Large scale and long term trials are needed to further confirm these effects, they add.
Targeting mitochondria to fight leukemia
A research team is working to turn cancer cells’ own energy systems against them.
Acute myeloid leukemia (AML) remains one of the most aggressive and deadly forms of blood cancer, even as treatments have advanced in recent years.
Standard approaches like high-dose chemotherapy and bone marrow transplants can extend life but often come at the cost of severe side effects, and many patients still relapse due to drug-resistant cancer cells.

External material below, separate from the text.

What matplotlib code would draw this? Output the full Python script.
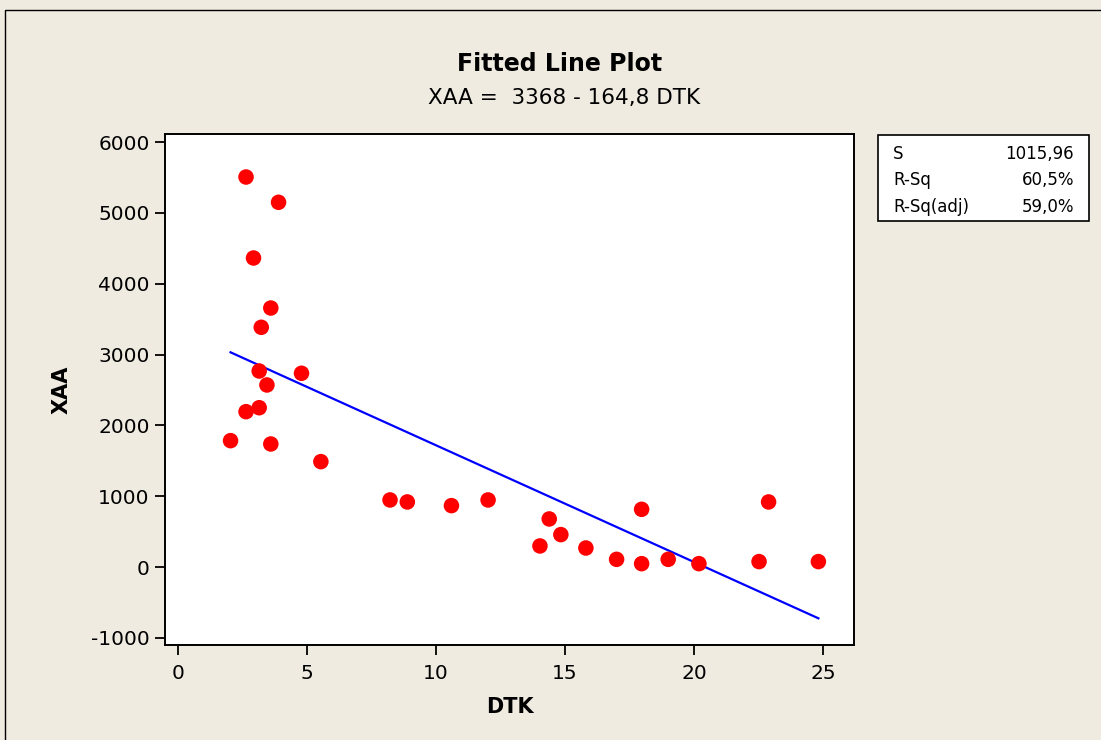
import matplotlib
matplotlib.use("Agg")
import matplotlib.pyplot as plt
from matplotlib.patches import Rectangle
import numpy as np

# Data
dtk = [2.64, 3.90, 2.93, 3.60, 3.23, 3.15, 4.79, 3.45, 2.64, 3.15, 2.04, 3.60, 5.54,
       8.22, 8.89, 10.60, 12.02, 14.39, 14.84, 14.03, 15.81, 17.00, 17.97, 17.97,
       19.00, 20.19, 22.52, 22.89, 24.82]
xaa = [5506, 5149, 4363, 3657, 3385, 2768, 2736, 2571, 2194, 2250, 1785, 1738, 1489,
       948, 920, 868, 948, 680, 459, 299, 270, 110, 49, 816,
       110, 49, 78, 920, 78]
intercept = 3368
slope = -164.8
stat_labels = ["S", "R-Sq", "R-Sq(adj)"]
stat_values = ["1015,96", "60,5%", "59,0%"]
x_ticks = [0, 5, 10, 15, 20, 25]
y_ticks = [-1000, 0, 1000, 2000, 3000, 4000, 5000, 6000]

BG = "#EFEBE1"
plt.rcParams['font.family'] = ["DejaVu Sans"]
plt.rcParams['axes.unicode_minus'] = False

W, H = 1101, 740
fig = plt.figure(figsize=(W / 100, H / 100), dpi=100, facecolor=BG)

# outer frame
fig.patches.append(Rectangle((5 / W, -0.05), 1.2, 1 - 10 / H + 0.05,
                             transform=fig.transFigure, fill=False,
                             edgecolor="black", linewidth=1.0))

ax = fig.add_axes([165 / W, 1 - 645 / H, (854 - 165) / W, (645 - 134) / H])
ax.set_facecolor("white")

ax.scatter(dtk, xaa, s=125, color="#FF0000", edgecolors="none", zorder=3)
xl = np.array([min(dtk), max(dtk)])
ax.plot(xl, intercept + slope * xl, color="#0000FF", linewidth=1.6, zorder=2)

ax.set_xlim(-0.5, 26.2)
ax.set_ylim(-1099, 6113)
ax.set_xticks(x_ticks)
ax.set_yticks(y_ticks)
ax.tick_params(direction="out", length=7, width=1.3, labelsize=14.5, pad=4, colors="black")
ax.tick_params(axis="x", pad=7)
for sp in ax.spines.values():
    sp.set_linewidth(1.4)
    sp.set_color("black")

ax.set_xlabel("DTK", fontsize=15, fontweight="bold", labelpad=10)
ax.set_ylabel("XAA", fontsize=15, fontweight="bold", labelpad=14)

fig.text(560 / W, 1 - 64 / H, "Fitted Line Plot", ha="center", va="center",
         fontsize=17, fontweight="bold")
fig.text(564 / W, 1 - 98 / H, "XAA =  3368 - 164,8 DTK", ha="center", va="center",
         fontsize=15.5)

# stats box
fig.patches.append(Rectangle((878 / W, 1 - 221 / H), (1089 - 878) / W, (221 - 135) / H,
                             transform=fig.transFigure, facecolor="white",
                             edgecolor="black", linewidth=1.2))
rows_y = [154, 180, 207]
for lab, val, yy in zip(stat_labels, stat_values, rows_y):
    fig.text(893 / W, 1 - yy / H, lab, ha="left", va="center", fontsize=12)
    fig.text(1074 / W, 1 - yy / H, val, ha="right", va="center", fontsize=12)

fig.savefig("out.png", dpi=100, facecolor=BG)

“Cancer cells grow so rapidly that they place a tremendous burden on their mitochondria – the cell’s energy producers – but they also disrupt the mechanisms that keep these mitochondria healthy,” said Kirienko, associate professor of biosciences and Cancer Prevention and Research Institute of Texas (CPRIT) Scholar.
“We’ve discovered that targeting this mitochondrial dysfunction can selectively kill AML cells while leaving healthy blood cells unharmed.”
The team’s plan is to optimise new mitochondria-targeting drugs, evaluate patient-specific responses and develop personalised drug combinations that minimise side effects and maximise survival.
Another key part of the project involves preclinical testing using mice injected with human leukemia cells. These models allow researchers to better predict how new therapies will work in real patients.
Ultimately, the team said they hope their work will lead to safer, more effective options for people with AML.
If successful, the team’s findings could yield a new class of cancer therapies with broader implications for other treatment-resistant cancers beyond leukemia. And for the thousands of Texans who will face a leukemia diagnosis this year, it represents a promising step forward.